The Wine Detective gets to grips with Luddite

Luddite

Niels Verburg is the affable winemaker behind Luddite and, having given up juggling his own project with winemaking responsibilities elsewhere, is loving doing his own thing and focusing on Shiraz.  For his European tour he’s dug deep to demonstrate how the wine has evolved since the first 2000 vintage.

In overview, aside from vintage variation (odd years were cooler), the principal change has been the introduction of fruit from Luddite’s Bot River farm, which is owned by the Verburg and Meyer family. Bot River, a quite new ward in Walker Bay is located in a river valley, giving a choice of aspects (cool south eastern slopes for Luddite Shiraz) and, though hot in the daytime, by 4pm the vineyard has cooled down 5-6 degrees.  When Niels spoke at the Cape Fair last year he explained that this makes for a longer hang time and helps him “nurse the wine into bottle without fiddling.” By the same token, shale on cool clay based soils retain sufficient moisture to obviate the need to irrigate, so no fiddling there either!

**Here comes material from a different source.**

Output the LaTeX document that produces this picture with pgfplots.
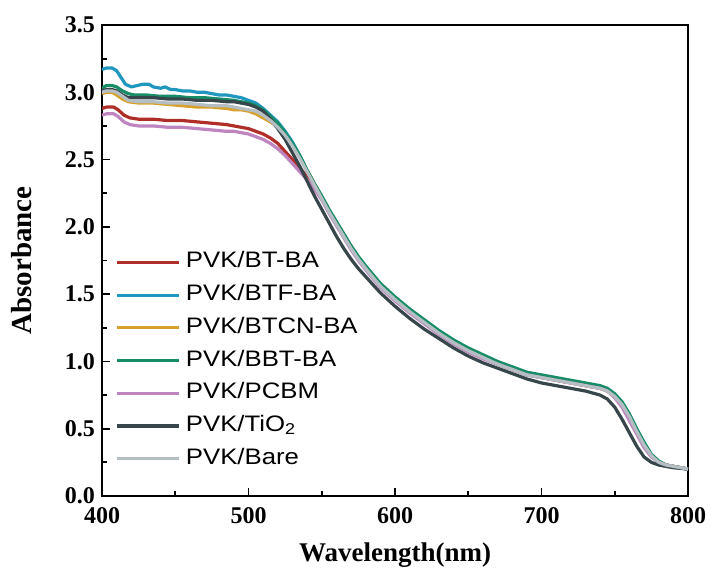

I certainly picked up an extra notch of brightness to the 2004 when Bot River fruit made its debut.  In 2009, Luddite Shiraz comprised 100% estate fruit and Niels hopes to continue in this vein.  He has also shifted towards a higher percentage of French oak which has increased since the advent of Bot River fruit from 70-75% to 80-95%.

Luddite Shiraz 2000 – garnet hue, with a smoky, spicy nose and palate with sweet plum,woodsmoke, liquorice and chocolate.  Ripe but well-balanced – I reckon it may not develop much more complexity, but it will hold for some years yet.  Good.

Luddite Shiraz 2001 – deep red hue, less developed looking than the 2000, this was my favourite of the line up.  Very vinous in the mouth, the oak has integrated well yet the fruit remains bright with red and black berries and spicy carraway.  Lovely length, persistence and minerality.  Niels likens this vintage to the 2005.  Terrific

Luddite Shiraz 2002 – a deeper colour with an opaque core. This was a difficult vintage, hit by mildew.  Malmesbury fruit from drier, warmer Swartland entered the equation for the first time, as did (first and last time) a small amount of Cabernet Sauvignon, which introduced a different green note (dried green peppercorn/herb sausage) and firmer tannins.  Robust with smoky dark fruits, chocolate and warm earth.

Luddite Shiraz 2003 – a real depth of flavour/intensity to this textured wine, it’s broadand long, showing spicy red and black fruits, plum, chocolate, iron earth/blood.  Very good.

Luddite Shiraz 2004 – crimson, opaque wine.  A savoury, gamey nose and generous, yielding palate shows bright red fruits and fleshy plum with milk chocolate – less dark, more lifted.  Good.

Luddite Shiraz 2005 – sinewy, persistent and long this shows lots of potential with its tight-knit fruit and mineral finish.  Impressive.

Luddite Shiraz 2006 – deep crimson with youthful purple flashes.  Broad fleshy plum and black cherryfruit backed by firm, supple tannins.  A little dumb now – needs time to build in complexity though its quite approachable now.

Luddite Shiraz 2007 – bright crimson/purple, fresh and youthful in hue, nose and palate with a sheen of vanilla oak.  Lovely freshness beneath with bright red and black fruits, this is finely structured with good persistence.  Very promising.

Stockists (and distributors) - Les Caves de Pyrene.